• _Short problem_: Pull out every line from the listing that has the word "this".

• _Given material_:
-- Begin --

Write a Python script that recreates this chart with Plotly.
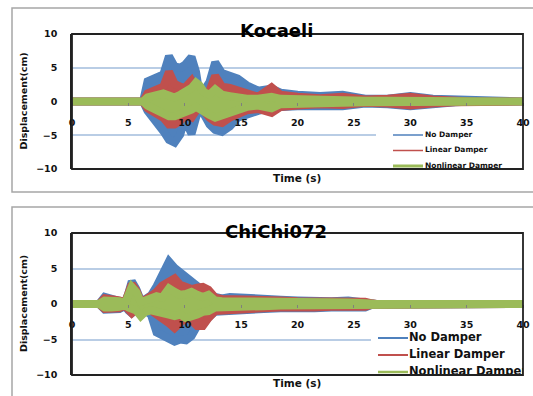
import plotly.graph_objects as go

# ---- Kocaeli record: time (s) and displacement envelopes (cm) ----
t_koc = [0, 6.3, 6.7, 7.5, 8.1, 8.6, 9.1, 9.6, 10.0, 10.6, 11.0, 11.3, 11.7, 12.2, 12.7, 13.3,
         14.0, 14.7, 15.5, 16.5, 17.7, 18.5, 20, 22, 24, 26, 28, 30, 32, 34, 35.5, 40]
koc_none_up = [0, 0, 3.0, 3.6, 4.0, 6.7, 5.2, 5.0, 5.4, 6.6, 4.4, 1.2, 1.6, 2.9, 5.8, 4.2,
               3.8, 3.4, 2.4, 1.6, 1.9, 1.3, 1.0, 0.8, 1.0, 0.4, 0.4, 0.8, 0.4, 0.3, 0, 0]
koc_none_lo = [0, 0, -1.4, -3.3, -4.4, -5.7, -6.1, -4.9, -2.6, -4.8, -2.4, -1.0, -1.9, -3.4, -4.2, -4.5,
               -3.7, -2.4, -2.0, -1.4, -0.9, -0.8, -0.7, -0.6, -0.7, -0.3, -0.4, -0.7, -0.5, -0.1, 0, 0]
koc_lin_up = [0, 0, 1.2, 1.6, 2.2, 4.4, 2.6, 2.2, 2.0, 3.1, 1.9, 0.9, 1.0, 1.6, 3.8, 2.2,
              2.0, 1.6, 1.0, 0.7, 2.1, 1.0, 0.7, 0.5, 0.7, 0.3, 0.4, 0.7, 0.3, 0.1, 0, 0]
koc_lin_lo = [0, 0, -1.0, -1.8, -2.4, -3.4, -3.4, -2.9, -2.0, -2.4, -1.4, -0.6, -1.4, -2.4, -3.0, -3.2,
              -2.4, -1.8, -1.3, -1.1, -1.7, -0.8, -0.6, -0.4, -0.5, -0.2, -0.3, -0.6, -0.3, -0.1, 0, 0]
koc_nl_up = [0, 0, 0.6, 1.0, 1.2, 0.9, 0.6, 1.0, 1.4, 2.0, 2.8, 2.4, 1.4, 1.0, 1.8, 1.0,
             0.8, 0.6, 0.4, 0.4, 0.7, 0.4, 0.3, 0.2, 0.2, 0.1, 0.1, 0.1, 0.1, 0, 0, 0]
koc_nl_lo = [0, 0, -0.6, -1.2, -1.8, -2.2, -2.2, -2.0, -1.6, -1.2, -0.8, -1.0, -1.6, -2.0, -2.4, -2.2,
             -1.8, -1.2, -0.8, -0.6, -1.0, -0.4, -0.3, -0.2, -0.2, -0.1, -0.1, -0.1, -0.1, 0, 0, 0]

# ---- ChiChi072 record ----
t_chi = [0, 2.4, 2.9, 3.5, 4.2, 4.7, 5.0, 5.3, 5.7, 6.1, 6.5, 7.0, 7.5, 8.0, 8.6, 9.1, 9.6, 10.1,
         10.6, 11.1, 11.6, 12.1, 12.7, 13.3, 14, 15.5, 17, 18.5, 20, 21.5, 23, 24.5, 26, 26.6, 27, 40]
chi_none_up = [0, 0, 1.0, 0.8, 0.5, 0.2, 1.5, 3.2, 2.1, 0.5, 0.7, 1.2, 2.5, 4.3, 6.0, 5.1, 4.5, 3.7,
               3.1, 2.5, 1.9, 1.3, 1.0, 0.8, 1.0, 0.8, 0.7, 0.6, 0.5, 0.4, 0.4, 0.5, 0.3, 0.1, 0, 0]
chi_none_lo = [0, 0, -0.8, -0.9, -0.7, -0.3, -0.9, -1.3, -0.8, -0.5, -0.9, -1.5, -4.0, -4.7, -4.9, -5.3, -5.0, -5.1,
               -4.5, -3.1, -2.9, -1.9, -1.1, -0.9, -0.9, -0.8, -0.7, -0.6, -0.5, -0.6, -0.5, -0.4, -0.5, -0.1, 0, 0]
chi_lin_up = [0, 0, 0.8, 0.7, 0.5, 0.2, 1.3, 2.8, 1.9, 0.4, 0.6, 1.0, 1.7, 2.6, 3.3, 3.6, 2.7, 2.3,
              2.1, 2.3, 2.4, 2.0, 0.9, 0.7, 0.7, 0.6, 0.5, 0.5, 0.4, 0.4, 0.3, 0.4, 0.3, 0.1, 0, 0]
chi_lin_lo = [0, 0, -0.7, -0.8, -0.6, -0.2, -0.8, -1.3, -0.7, -0.4, -0.8, -0.9, -1.7, -2.1, -2.7, -3.4, -2.5, -1.9,
              -2.3, -3.1, -3.1, -2.0, -1.0, -0.7, -0.8, -0.7, -0.6, -0.5, -0.4, -0.5, -0.4, -0.3, -0.4, -0.1, 0, 0]
chi_nl_up = [0, 0, 0.5, 0.5, 0.4, 0.1, 1.1, 2.4, 1.7, 0.3, 0.5, 0.9, 1.1, 0.9, 2.2, 1.7, 1.3, 1.4,
             1.7, 1.3, 1.0, 1.3, 0.5, 0.4, 0.4, 0.3, 0.3, 0.2, 0.2, 0.2, 0.2, 0.2, 0.1, 0, 0, 0]
chi_nl_lo = [0, 0, -0.5, -0.5, -0.4, -0.1, -0.5, -0.8, -0.9, -1.7, -1.1, -0.9, -1.0, -1.3, -1.5, -1.7, -1.5, -2.0,
             -1.9, -1.5, -1.1, -1.0, -0.5, -0.4, -0.4, -0.3, -0.3, -0.2, -0.2, -0.2, -0.2, -0.2, -0.1, 0, 0, 0]

series_names = ["No Damper", "Linear Damper", "Nonlinear Damper"]
series_colors = ["#4F81BD", "#C0504D", "#9BBB59"]
x_ticks = [0, 5, 10, 15, 20, 25, 30, 35, 40]
y_ticks = [-10, -5, 0, 5, 10]
X_RANGE = [0, 40]
Y_RANGE = [-10, 10]

W, H = 533, 396
LBL = "DejaVu Sans"
PLOT_L, PLOT_R = 72, 523


def px_x(v):
    return v / W


def px_y(v):
    return 1 - v / H


panels = [
    dict(title="Kocaeli", t=t_koc,
         env=[(koc_none_up, koc_none_lo), (koc_lin_up, koc_lin_lo), (koc_nl_up, koc_nl_lo)],
         top=34, bottom=169, frame=(8, 192), title_y=30, xtitle_y=178,
         leg=dict(box=(376, 128), line=(393, 423), rows=(135, 150.5, 166), text_x=425,
                  font=7.5, widths=(1.5, 1.5, 3))),
    dict(title="ChiChi072", t=t_chi,
         env=[(chi_none_up, chi_none_lo), (chi_lin_up, chi_lin_lo), (chi_nl_up, chi_nl_lo)],
         top=233, bottom=375, frame=(207, 420), title_y=231, xtitle_y=383,
         leg=dict(box=(371, 330), line=(378, 408), rows=(338, 355, 372), text_x=409,
                  font=11.5, widths=(2, 2, 2.5))),
]

fig = go.Figure()
x_dom = [px_x(PLOT_L), px_x(PLOT_R)]

for i, p in enumerate(panels):
    xa = "x" if i == 0 else "x2"
    ya = "y" if i == 0 else "y2"
    t = p["t"]

    # pixel -> data helpers for this panel (used for the in-plot legend)
    def dx(px):
        return X_RANGE[0] + (px - PLOT_L) / (PLOT_R - PLOT_L) * (X_RANGE[1] - X_RANGE[0])

    def dy(py, p=p):
        return Y_RANGE[1] - (py - p["top"]) / (p["bottom"] - p["top"]) * (Y_RANGE[1] - Y_RANGE[0])

    # each response drawn as its thick-line envelope band
    for name, color, (up, lo) in zip(series_names, series_colors, p["env"]):
        fig.add_trace(go.Scatter(
            x=list(t) + list(reversed(t)),
            y=list(up) + list(reversed(lo)),
            mode="lines", fill="toself", fillcolor=color,
            line=dict(color=color, width=8),
            showlegend=False, hoverinfo="skip", xaxis=xa, yaxis=ya))

    # legend inside the plot area, clipped by the plot border
    lg = p["leg"]
    fig.add_shape(type="rect", xref=xa, yref=ya,
                  x0=dx(lg["box"][0]), x1=X_RANGE[1], y0=Y_RANGE[0], y1=dy(lg["box"][1]),
                  fillcolor="white", line=dict(width=0), layer="between")
    for name, color, w, row in zip(series_names, series_colors, lg["widths"], lg["rows"]):
        fig.add_trace(go.Scatter(
            x=[dx(lg["line"][0]), dx(lg["line"][1])], y=[dy(row), dy(row)],
            mode="lines", line=dict(color=color, width=w),
            showlegend=False, hoverinfo="skip", xaxis=xa, yaxis=ya))
        fig.add_trace(go.Scatter(
            x=[dx(lg["text_x"])], y=[dy(row)], mode="text", text=[name],
            textposition="middle right", cliponaxis=True,
            textfont=dict(family=LBL, size=lg["font"], color="#111", weight="bold"),
            showlegend=False, hoverinfo="skip", xaxis=xa, yaxis=ya))

    y_dom = [px_y(p["bottom"]), px_y(p["top"])]
    sfx = "" if i == 0 else "2"
    fig.update_layout({
        "xaxis" + sfx: dict(
            domain=x_dom, range=X_RANGE, tickvals=x_ticks, anchor="free",
            position=(y_dom[0] + y_dom[1]) / 2, showline=False, showgrid=False,
            zeroline=False, ticks="outside", ticklen=3, tickcolor="#7f7f7f",
            ticklabelstandoff=9, automargin=False,
            tickfont=dict(family=LBL, size=9.5, color="#111", weight="bold")),
        "yaxis" + sfx: dict(
            domain=y_dom, range=Y_RANGE, tickvals=y_ticks, anchor=xa,
            showline=True, linecolor="#222", linewidth=1.5,
            showgrid=True, gridcolor="#B9CDE5", gridwidth=1.5, zeroline=False,
            ticks="", ticklabelstandoff=11, automargin=False,
            tickfont=dict(family=LBL, size=9.5, color="#111", weight="bold")),
    })

    # plot-area border
    fig.add_shape(type="rect", xref=xa + " domain", yref=ya + " domain",
                  x0=0, x1=1, y0=0, y1=1, line=dict(color="#222", width=1.8), layer="above")
    # outer chart frame
    f0, f1 = p["frame"]
    fig.add_shape(type="rect", xref="paper", yref="paper",
                  x0=px_x(12), x1=px_x(545), y0=px_y(f1), y1=px_y(f0),
                  line=dict(color="#A6A6A6", width=1.5), layer="below")

    fig.add_annotation(text=p["title"], xref="paper", yref="paper",
                       x=px_x(276), y=px_y(p["title_y"]), xanchor="center", yanchor="middle",
                       showarrow=False,
                       font=dict(family=LBL, size=18, color="#000", weight="bold"))
    fig.add_annotation(text="Time (s)", xref="paper", yref="paper",
                       x=px_x(297), y=px_y(p["xtitle_y"]), xanchor="center", yanchor="middle",
                       showarrow=False,
                       font=dict(family=LBL, size=10.5, color="#111", weight="bold"))
    fig.add_annotation(text="Displacement(cm)", xref="paper", yref="paper",
                       x=px_x(23), y=(y_dom[0] + y_dom[1]) / 2, xanchor="center", yanchor="middle",
                       textangle=-90, showarrow=False,
                       font=dict(family=LBL, size=9.5, color="#111", weight="bold"))

fig.update_layout(
    width=W, height=H, autosize=False, margin=dict(l=0, r=0, t=0, b=0, pad=0, autoexpand=False),
    paper_bgcolor="white", plot_bgcolor="white", showlegend=False,
)

fig.write_html("out.html")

-- End --

• _Response to the task_:
Write a Python script that recreates this chart with Plotly.
    # pixel -> data helpers for this panel (used for the in-plot legend)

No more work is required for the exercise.